Suddenly facing the possibility of demolition and reconstruction, another solution emerged that would preserve the historic bridge as well as those critical shipping lanes.

To allow fully loaded New Panamax ships to enter the ports of Newark and Elizabeth in New Jersey, and the Howland Hook Marine Terminal in Staten Island, a joint venture of WSP USA and HDR worked with the Port Authority of New York & New Jersey on something believed never to have been attempted before—raising the height of an existing bridge roadbed without completely shutting down traffic.

With $200 billion worth of goods flowing through the ports annually, 3.5 million vehicles crossing the bridge and limited alternative routes for traffic, it was not practical to close either the bridge or the shipping channel during construction.
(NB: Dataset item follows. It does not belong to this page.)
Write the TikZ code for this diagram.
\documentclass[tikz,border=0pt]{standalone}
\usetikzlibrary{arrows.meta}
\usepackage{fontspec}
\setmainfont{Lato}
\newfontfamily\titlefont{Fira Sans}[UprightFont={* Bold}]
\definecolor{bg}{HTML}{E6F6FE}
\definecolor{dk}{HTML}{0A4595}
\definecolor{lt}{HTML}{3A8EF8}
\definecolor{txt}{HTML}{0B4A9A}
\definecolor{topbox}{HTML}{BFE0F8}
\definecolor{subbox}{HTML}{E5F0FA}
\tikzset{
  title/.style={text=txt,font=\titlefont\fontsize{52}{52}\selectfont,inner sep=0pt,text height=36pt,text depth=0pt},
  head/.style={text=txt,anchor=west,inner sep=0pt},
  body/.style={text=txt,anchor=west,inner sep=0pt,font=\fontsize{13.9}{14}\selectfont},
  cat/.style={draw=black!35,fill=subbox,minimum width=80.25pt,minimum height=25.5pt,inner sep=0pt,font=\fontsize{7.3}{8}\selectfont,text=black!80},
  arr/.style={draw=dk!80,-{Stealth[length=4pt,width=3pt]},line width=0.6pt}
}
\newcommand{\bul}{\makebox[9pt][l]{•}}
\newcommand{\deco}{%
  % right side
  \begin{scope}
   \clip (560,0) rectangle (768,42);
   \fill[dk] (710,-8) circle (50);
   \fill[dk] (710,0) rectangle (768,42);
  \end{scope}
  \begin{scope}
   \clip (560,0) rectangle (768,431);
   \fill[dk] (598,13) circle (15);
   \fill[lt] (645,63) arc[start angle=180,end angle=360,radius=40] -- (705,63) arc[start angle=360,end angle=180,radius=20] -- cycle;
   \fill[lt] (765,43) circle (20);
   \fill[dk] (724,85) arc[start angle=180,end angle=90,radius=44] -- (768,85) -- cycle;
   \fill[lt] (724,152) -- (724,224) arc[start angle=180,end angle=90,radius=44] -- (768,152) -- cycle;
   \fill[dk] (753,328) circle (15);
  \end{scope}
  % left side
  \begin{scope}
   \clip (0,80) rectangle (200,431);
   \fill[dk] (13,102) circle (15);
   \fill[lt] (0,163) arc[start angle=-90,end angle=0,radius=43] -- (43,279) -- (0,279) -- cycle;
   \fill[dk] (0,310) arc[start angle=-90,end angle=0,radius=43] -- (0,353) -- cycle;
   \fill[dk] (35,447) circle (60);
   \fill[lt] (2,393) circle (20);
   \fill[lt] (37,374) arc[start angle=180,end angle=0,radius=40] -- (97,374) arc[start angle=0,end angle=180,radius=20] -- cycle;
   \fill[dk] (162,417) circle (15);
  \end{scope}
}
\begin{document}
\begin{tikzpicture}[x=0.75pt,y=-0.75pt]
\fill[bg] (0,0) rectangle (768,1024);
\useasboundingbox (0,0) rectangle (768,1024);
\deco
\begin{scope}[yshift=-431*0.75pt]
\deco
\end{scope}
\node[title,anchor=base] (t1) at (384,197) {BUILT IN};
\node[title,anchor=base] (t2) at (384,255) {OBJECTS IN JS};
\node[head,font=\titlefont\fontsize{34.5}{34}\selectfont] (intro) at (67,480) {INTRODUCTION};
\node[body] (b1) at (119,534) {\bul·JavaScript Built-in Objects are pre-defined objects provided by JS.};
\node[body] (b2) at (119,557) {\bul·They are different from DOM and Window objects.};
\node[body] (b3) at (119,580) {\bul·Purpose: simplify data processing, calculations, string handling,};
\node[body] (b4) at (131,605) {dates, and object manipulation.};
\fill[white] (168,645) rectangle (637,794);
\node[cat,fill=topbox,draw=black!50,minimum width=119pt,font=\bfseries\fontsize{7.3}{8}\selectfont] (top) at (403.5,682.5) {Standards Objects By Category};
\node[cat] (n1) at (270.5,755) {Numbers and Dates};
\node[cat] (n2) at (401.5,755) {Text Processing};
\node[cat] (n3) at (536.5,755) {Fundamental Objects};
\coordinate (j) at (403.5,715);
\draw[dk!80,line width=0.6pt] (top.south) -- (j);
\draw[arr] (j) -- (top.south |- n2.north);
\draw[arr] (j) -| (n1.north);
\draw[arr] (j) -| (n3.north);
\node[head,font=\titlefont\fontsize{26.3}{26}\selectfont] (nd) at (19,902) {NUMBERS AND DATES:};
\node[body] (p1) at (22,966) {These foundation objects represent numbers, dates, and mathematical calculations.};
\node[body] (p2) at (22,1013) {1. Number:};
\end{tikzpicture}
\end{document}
The solution was a plan to strengthen the arch and raise the roadway.

“Raising the roadbed of the bridge without completely shutting the bridge to vehicular or maritime traffic posed an extremely complex engineering challenge,” said DeAngelo.

Design began in 2011, and by 2013 construction started on the project known as the Bayonne Bridge Navigational Clearance Project. The design called for the raising of the roadbed by 19.5 metres to a height of 65.5 metres over the waterway, followed by the demolition of the original roadbed. WSP was responsible for portions of the design throughout the project.
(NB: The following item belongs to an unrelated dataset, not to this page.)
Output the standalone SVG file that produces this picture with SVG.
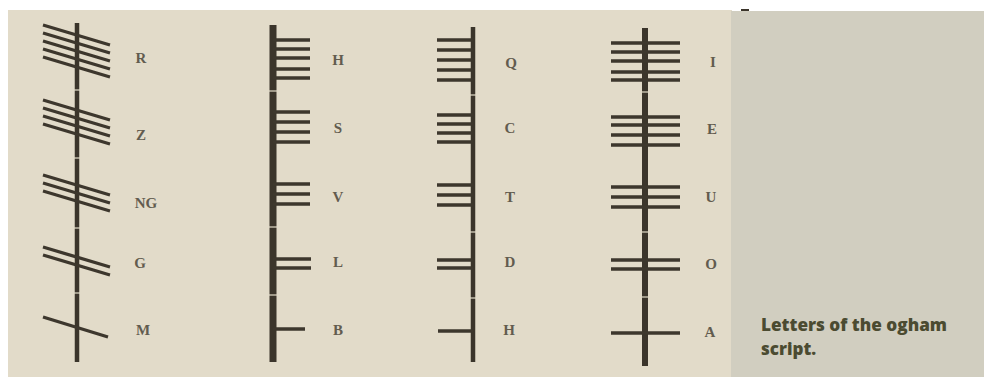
<svg xmlns="http://www.w3.org/2000/svg" width="984" height="377" viewBox="0 0 984 377">
<style>
.bg{fill:#e2dbc9}
.panel{fill:#d1cec0}
.stem{stroke:#3b352b;fill:none}
.st{stroke:#3d372d;stroke-width:3.5;fill:none}
.st1{stroke:#3d372d;stroke-width:3.3;fill:none}
.lab{font-family:"Liberation Serif",serif;font-size:15px;fill:#625c4f;text-anchor:middle;font-weight:bold}
.cap{font-family:"Open Sans",Lato,sans-serif;font-weight:800;font-size:17px;fill:#4b4b31}
.gap{stroke:#e2dbc9;stroke-width:1.5;opacity:0.8}
</style>
<rect width="984" height="377" fill="#ffffff"/>
<rect class="bg" x="8" y="10" width="724" height="367"/>
<rect class="panel" x="731" y="11" width="253" height="366"/>
<rect x="741" y="9" width="8" height="2" fill="#3b352b"/>

<!-- Column 1: diagonal strokes -->
<g id="col1">
  <line class="stem" x1="77" y1="23" x2="77" y2="362" stroke-width="4.5"/>
  <path class="gap" d="M74 90H80M74 158H80M74 228H80M74 293H80"/>
  <g id="R">
    <path class="st1" d="M43 25L110 45M43 33L110 53M43 41L110 61M43 49L110 69M43 57L110 77"/>
    <text class="lab" x="141" y="63">R</text>
  </g>
  <g id="Z">
    <path class="st1" d="M43 100L110 120M43 108L110 128M43 116L110 136M43 124L110 144"/>
    <text class="lab" x="141" y="140">Z</text>
  </g>
  <g id="NG">
    <path class="st1" d="M43 175L110 195M43 183L110 203M43 191L110 211"/>
    <text class="lab" x="146" y="208">NG</text>
  </g>
  <g id="G">
    <path class="st1" d="M43 247L110 267M43 255L110 275"/>
    <text class="lab" x="140" y="268">G</text>
  </g>
  <g id="M">
    <path class="st1" d="M43 317L108 337"/>
    <text class="lab" x="143" y="335">M</text>
  </g>
</g>

<!-- Column 2: strokes to the right -->
<g id="col2">
  <line class="stem" x1="273" y1="25" x2="273" y2="362" stroke-width="7"/>
  <path class="gap" d="M269 91H277M269 227H277M269 295H277"/>
  <g id="H">
    <path class="st" d="M273 40H310M273 49H310M273 58H310M273 69H310M273 78H310"/>
    <text class="lab" x="338" y="65">H</text>
  </g>
  <g id="S">
    <path class="st" d="M273 112H310M273 122H310M273 132H310M273 142H310"/>
    <text class="lab" x="338" y="133">S</text>
  </g>
  <g id="V">
    <path class="st" d="M273 184H310M273 194H310M273 204H310"/>
    <text class="lab" x="338" y="202">V</text>
  </g>
  <g id="L">
    <path class="st" d="M273 259H311M273 268H311"/>
    <text class="lab" x="338" y="267">L</text>
  </g>
  <g id="B">
    <path class="st" d="M273 329H305"/>
    <text class="lab" x="338" y="335">B</text>
  </g>
</g>

<!-- Column 3: strokes to the left -->
<g id="col3">
  <line class="stem" x1="473" y1="27" x2="473" y2="362" stroke-width="4.5"/>
  <path class="gap" d="M470 95H476M470 232H476M470 298H476"/>
  <g id="Q">
    <path class="st1" d="M437 40H473M437 50H473M437 60H473M437 70H473M437 80H473"/>
    <text class="lab" x="511" y="68">Q</text>
  </g>
  <g id="C">
    <path class="st1" d="M437 115H473M437 124H473M437 133H473M437 142H473"/>
    <text class="lab" x="510" y="133">C</text>
  </g>
  <g id="T">
    <path class="st1" d="M437 185H473M437 195H473M437 205H473"/>
    <text class="lab" x="510" y="202">T</text>
  </g>
  <g id="D">
    <path class="st1" d="M437 260H473M437 268H473"/>
    <text class="lab" x="510" y="267">D</text>
  </g>
  <g id="H2">
    <path class="st1" d="M438 331H473"/>
    <text class="lab" x="509" y="335">H</text>
  </g>
</g>

<!-- Column 4: strokes crossing -->
<g id="col4">
  <line class="stem" x1="645" y1="28" x2="645" y2="366" stroke-width="6"/>
  <path class="gap" d="M641 92H649M641 232H649M641 297H649"/>
  <g id="I">
    <path class="st" d="M611 43H680M611 52H680M611 61H680M611 72H680M611 80H680"/>
    <text class="lab" x="713" y="67">I</text>
  </g>
  <g id="E">
    <path class="st" d="M611 117H680M611 125H680M611 135H680M611 145H680"/>
    <text class="lab" x="712" y="134">E</text>
  </g>
  <g id="U">
    <path class="st" d="M611 187H680M611 197H680M611 207H680"/>
    <text class="lab" x="711" y="202">U</text>
  </g>
  <g id="O">
    <path class="st" d="M611 260H680M611 269H680"/>
    <text class="lab" x="711" y="269">O</text>
  </g>
  <g id="A">
    <path class="st" d="M611 333H680"/>
    <text class="lab" x="710" y="337">A</text>
  </g>
</g>

<g id="connectors"></g>

<g id="caption">
  <text class="cap" x="761" y="331" textLength="186" lengthAdjust="spacingAndGlyphs">Letters of the ogham</text>
  <text class="cap" x="761" y="355">script.</text>
</g>
</svg>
With carefully planned staged construction, the bridge successfully remained open to traffic during peak hours, with lane closures usually limited to weekends and nights. The shipping channel remained open throughout construction.

More than 4,000 tons of steel plates were used to strengthen the bridge, accommodate higher wind loads and allow future light rail. This reinforcement brought the bridge into compliance with American Association of State Highway and Transportation Officials load and resistance factor design standards.

To maintain a 100-year design life, stainless steel rebar was used in the superstructure precast box segments’ roadway deck. Significant arch strengthening was required, as well as cutting new roadway portals through the existing arch and eventually closing the arch portals from the lower roadway. New floor beams in the arch span are now located at the intersection of the new roadway and the lower arch chord.

The arch abutment towers were widened and increased in height to accommodate the higher roadway. Finger joints and expansion bearings were used at the intersection of the roadway with the arch truss lower chord to accommodate the expansion and contraction of the span.

Work on the bridge approaches included construction of new post-tensioned precast concrete piers and two parallel segmental approach box-girder spans adjacent to and above active traffic lanes. This design philosophy mitigated the construction impact on the surrounding neighborhoods. The approach piers were designed to resemble the curved arches of the original 1930s piers.

A cantilevered shared-use pedestrian/bicycle path was also installed on the east side of the bridge, with a utility walkway beneath. The west side also includes a cantilevered utility walkway.

Bayonne Bridge also became the Port Authority’s first open-road electronic-only toll facility in 2017, using a toll gantry on the Staten Island side of the bridge to register E-Z Pass tags and cameras to capture licenses of non-E-Z Pass vehicles for billing by mail.

The new northbound roadbed opened to traffic in February 2017, and by June the lower roadway had been removed, raising the clearance by 19.5 metres. In June 2017, demolition of the old roadbed was completed, allowing Panamax ships up to 14,000 TEU (20-foot equivalent or 6.1 metre) units, a standard cargo container size, to pass through Kill Van Kull.

On Sept. 7, 2017, the first Panamax ship – the T. Roosevelt – passed under the Bayonne Bridge’s new navigational clearance to enter the Port of Newark-Elizabeth.

As of February 2019, both of the bridge’s roadways are open to traffic, marking the first time since 2013 that four lanes of traffic are traversing the Bayonne Bridge.  Completion of the Bayonne Bridge Navigational Clearance Project is targeted for mid-2019.